Taking the uncomfortable first steps toward creating a long-term financial plan.
Vice president and chief investment officer, First National Wealth Management
For many of us, the prospect of planning our financial futures can be daunting. As more immediate-seeming expenses demand our attention — car repairs, tuition, or fixing that leaky roof up at the camp — preparing for retirement, and our family’s long-term financial needs often gets put on the back burner. “While planning for the future may seem overwhelming, once clear and precise goals are established, things naturally flow from there.” says Matthew Weaver, vice president and chief investment officer for First National Wealth Management. Weaver helps clients take the uncomfortable first steps toward creating a long-term financial plan.
When is the right time to start retirement and estate planning?
It’s a lot earlier than most people think. You want to start saving for retirement as early as possible, in your early 20s. As you reach major milestones like marriage and parenthood, you want to start thinking about the legacy you want to leave behind. By the time you’re in your early 40s, you want to have beneficiaries for your assets identified and a plan for achieving any long-term charitable goals.
There are so many free online resources — what are the benefits of working with a professional financial advisor?
Only a trained and experienced professional can understand what trends and events will have a long-term impact on the market and on your assets. Often, we see investors who try to time the market or end up panicking and moving money in reaction to short-term corrections when they would have been better off staying put. That can create a lot of needless anxiety and stress. A professional financial advisor can evaluate your asset allocation on a regular basis to make sure it will meet your future needs and make any necessary adjustments as your work, family, or health changes. What’s more, a financial planner can work with your tax accountant, insurance agent, attorney, and other professionals to make sure your estate plan dovetails with what’s in your will, medical directive, and other documents.
What type of financial planner do I need to manage my retirement and my estate?
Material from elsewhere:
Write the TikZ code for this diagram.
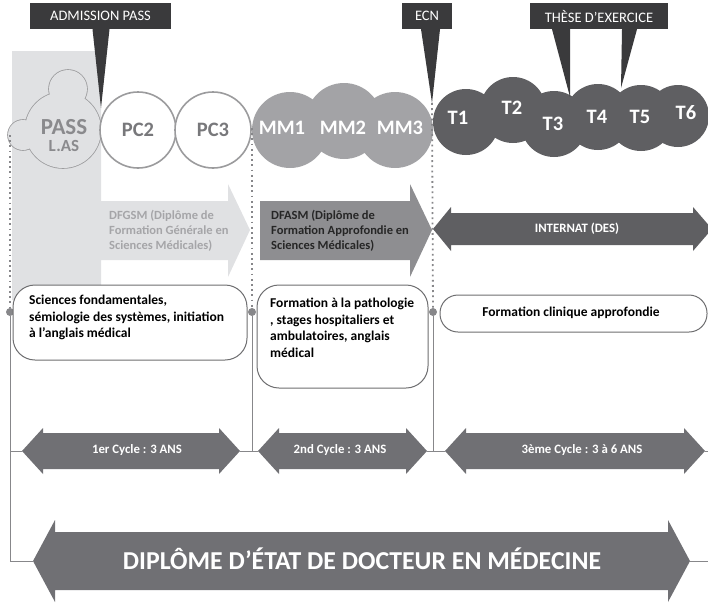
\documentclass[tikz,border=0pt]{standalone}
\usepackage{fontspec}
\setmainfont{Carlito}
\usetikzlibrary{positioning}

\definecolor{bgpass}{RGB}{224,225,227}
\definecolor{ringgray}{RGB}{155,155,157}
\definecolor{pcgray}{RGB}{120,120,123}
\definecolor{passgray}{RGB}{138,138,141}
\definecolor{mmgray}{RGB}{163,163,166}
\definecolor{tgray}{RGB}{95,95,98}
\definecolor{callgray}{RGB}{58,58,60}
\definecolor{dfasmgray}{RGB}{142,142,145}
\definecolor{dfgsmtext}{RGB}{165,165,168}
\definecolor{cyclegray}{RGB}{112,112,116}
\definecolor{linegray}{RGB}{135,135,138}
\definecolor{boxline}{RGB}{110,110,112}

\tikzset{
  ring/.style={draw=ringgray, line width=1.6pt},
  yearlabel/.style={font=\bfseries\fontsize{20.5}{20.5}\selectfont, inner sep=0pt},
  callout/.style={fill=callgray, text=white, minimum height=26pt, inner sep=0pt,
    font=\fontsize{14.5}{14.5}\selectfont},
  infobox/.style={draw=boxline, line width=1pt, fill=white, rounded corners=22pt},
  infotext/.style={font=\bfseries\fontsize{13.5}{16.5}\selectfont, align=left,
    inner sep=0pt, anchor=north west},
  banner/.style={font=\bfseries\fontsize{12.5}{15}\selectfont, align=left,
    inner sep=0pt, anchor=north west},
  guide/.style={draw=linegray, line width=1.8pt, dash pattern=on 1.8pt off 3.4pt},
  rail/.style={draw=linegray, line width=1pt},
  junction/.style={circle, fill=linegray, minimum size=8pt, inner sep=0pt},
  cycletext/.style={text=white, inner sep=0pt, font=\bfseries\fontsize{12.8}{12.8}\selectfont},
}

\begin{document}
\begin{tikzpicture}[x=1pt, y=-1pt]
  \useasboundingbox (0,0) rectangle (708,602);

  % PASS background and DFGSM arrow
  \fill[bgpass] (12,51) -- (101,51) -- (101,201) -- (228,201) -- (228,184) -- (250,230)
    -- (228,277) -- (228,260) -- (101,260) -- (101,300) -- (12,300) -- cycle;
  % DFASM arrow
  \fill[dfasmgray] (260,201) -- (410,201) -- (410,184) -- (432,230) -- (410,277)
    -- (410,260) -- (260,260) -- cycle;
  % INTERNAT double arrow
  \fill[tgray] (433,229) -- (451,207) -- (451,213) -- (693,213) -- (693,207) -- (712,229)
    -- (693,251) -- (693,245) -- (451,245) -- (451,251) -- cycle;

  % PASS cloud
  \draw[ring] (63,130) circle (38pt) (68,89) circle (19pt) (23,135) circle (15pt);
  \fill[bgpass] (63,130) circle (38pt) (68,89) circle (19pt) (23,135) circle (15pt);
  \node[yearlabel, text=passgray, font=\bfseries\fontsize{23}{23}\selectfont] (pass) at (64,127) {PASS};
  \node[yearlabel, text=passgray, font=\bfseries\fontsize{17}{17}\selectfont] (las) at (64,146) {L.AS};

  % PC circles
  \node[circle, ring, fill=white, minimum size=76pt, yearlabel, text=pcgray] (pc2) at (138,130) {PC2};
  \node[circle, ring, fill=white, minimum size=76pt, yearlabel, text=pcgray] (pc3) at (213,130) {PC3};

  % MM circles
  \fill[mmgray] (290,130) circle (38pt) (344,121) circle (38pt) (395,130) circle (38pt);
  \foreach \n/\x in {MM1/282, MM2/343, MM3/400}
    \node[yearlabel, text=white] (\n) at (\x,128) {\n};

  % T circles
  \foreach \x/\y/\r in {466/122/33pt, 513/110/33pt, 554/124/33pt, 598/117/33pt, 641/118/33pt, 678/116/31pt}
    \fill[tgray] (\x,\y) circle (\r);
  \foreach \n/\x/\y in {T1/458/118, T2/512/108, T3/553/124, T4/597/117, T5/640/117, T6/686/113}
    \node[yearlabel, text=white] (\n) at (\x,\y) {\n};

  % callouts
  \node[callout, minimum width=141pt] (admission) at (100.5,16) {ADMISSION PASS};
  \node[callout, minimum width=50pt] (ecn) at (427,16) {ECN};
  \node[callout, minimum width=138pt] (these) at (599,16) {THÈSE D'EXERCICE};
  \coordinate (admission tip) at (101,108);
  \coordinate (ecn tip) at (432,103);
  \coordinate (these tip a) at (570,97);
  \coordinate (these tip b) at (621,88);
  \fill[callgray] ([xshift=-8pt]admission.south) -- ([xshift=9pt]admission.south) -- (admission tip) -- cycle;
  \fill[callgray] ([xshift=-6pt]ecn.south) -- ([xshift=13pt]ecn.south) -- (ecn tip) -- cycle;
  \fill[callgray] ([xshift=-47pt]these.south) -- ([xshift=-29pt]these.south) -- (these tip a) -- cycle;
  \fill[callgray] ([xshift=23pt]these.south) -- ([xshift=38pt]these.south) -- (these tip b) -- cycle;

  % cycle arrows
  \foreach \a/\b/\c/\n/\t in {22/240/137/cycle1/1er Cycle : 3 ANS,
      258/427/340/cycle2/2nd Cycle : 3 ANS, 445/705/582/cycle3/3ème Cycle : 3 à 6 ANS} {
    \fill[cyclegray] (\a,451) -- (\a+21,428) -- (\a+21,433) -- (\b-21,433) -- (\b-21,428)
      -- (\b,451) -- (\b-21,474) -- (\b-21,469) -- (\a+21,469) -- (\a+21,474) -- cycle;
    \coordinate (\n-w) at (\a,451);
    \coordinate (\n-e) at (\b,451);
    \node[cycletext] (\n) at (\c,450) {\t};
  }

  % diploma arrow
  \fill[cyclegray] (33,561) -- (55,520) -- (55,532) -- (668,532) -- (668,520) -- (690,561)
    -- (668,602) -- (668,590) -- (55,590) -- (55,602) -- cycle;
  \coordinate (big-w) at (33,561);
  \coordinate (big-e) at (690,561);
  \node[text=white, inner sep=0pt, font=\bfseries\fontsize{25.8}{25.8}\selectfont] (diplome) at (362,559)
    {DIPLÔME D'ÉTAT DE DOCTEUR EN MÉDECINE};

  % time lines
  \node[junction] (j1) at (10,312) {};
  \node[junction] (j2) at (252,312) {};
  \node[junction] (j3) at (433,312) {};
  \coordinate (g1) at (10,135);
  \coordinate (g2) at (252,128);
  \draw[guide] (g1) -- (j1);
  \draw[guide] (g2) -- (j2);
  \draw[guide] (ecn tip) -- (j3);
  \draw[rail] (j1) |- (big-w);
  \draw[rail] (j1 |- cycle1-w) -- (cycle1-w);
  \draw[rail] (j2) |- (cycle1-e);
  \draw[rail] (j2 |- cycle2-w) -- (cycle2-w);
  \draw[rail] (j3) |- (cycle2-e);
  \draw[rail] (j3 |- cycle3-w) -- (cycle3-w);
  \draw[rail] (cycle3-e) -- ++(8,0);
  \draw[rail] (big-e) -- ++(20,0);

  % boxes
  \draw[infobox] (13,285) rectangle (247,360);
  \draw[infobox] (257,285) rectangle (428,388);
  \draw[infobox, rounded corners=18pt] (440,295) rectangle (707,332);

  % texts
  \node[banner, text=dfgsmtext] (dfgsm) at (109,210)
    {DFGSM (Diplôme de\\Formation Générale en\\Sciences Médicales)};
  \node[banner, text=black!85] (dfasm) at (271,210)
    {DFASM (Diplôme de\\Formation Approfondie en\\Sciences Médicales)};
  \node[cycletext] (internat) at (577,229) {INTERNAT (DES)};
  \node[infotext] (cycle1 text) at (29,295)
    {Sciences fondamentales,\\sémiologie des systèmes, initiation\\à l'anglais médical};
  \node[infotext] (cycle2 text) at (270,298)
    {Formation à la pathologie\\, stages hospitaliers et\\ambulatoires, anglais\\médical};
  \node[inner sep=0pt, font=\bfseries\fontsize{13.5}{13.5}\selectfont] (cycle3 text) at (571,313)
    {Formation clinique approfondie};
\end{tikzpicture}
\end{document}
Work with someone who is a certified trust and financial advisor (CTFA), certified financial planner (CFP), or a chartered financial analyst (CFA). These licensed professionals can assist with both estate planning and investment management. A fiduciary’s work isn’t so much about picking one stock over another but about getting the asset allocation correct and managing risk to help a client achieve long-term goals. A fiduciary typically charges a fee and does not earn a commission.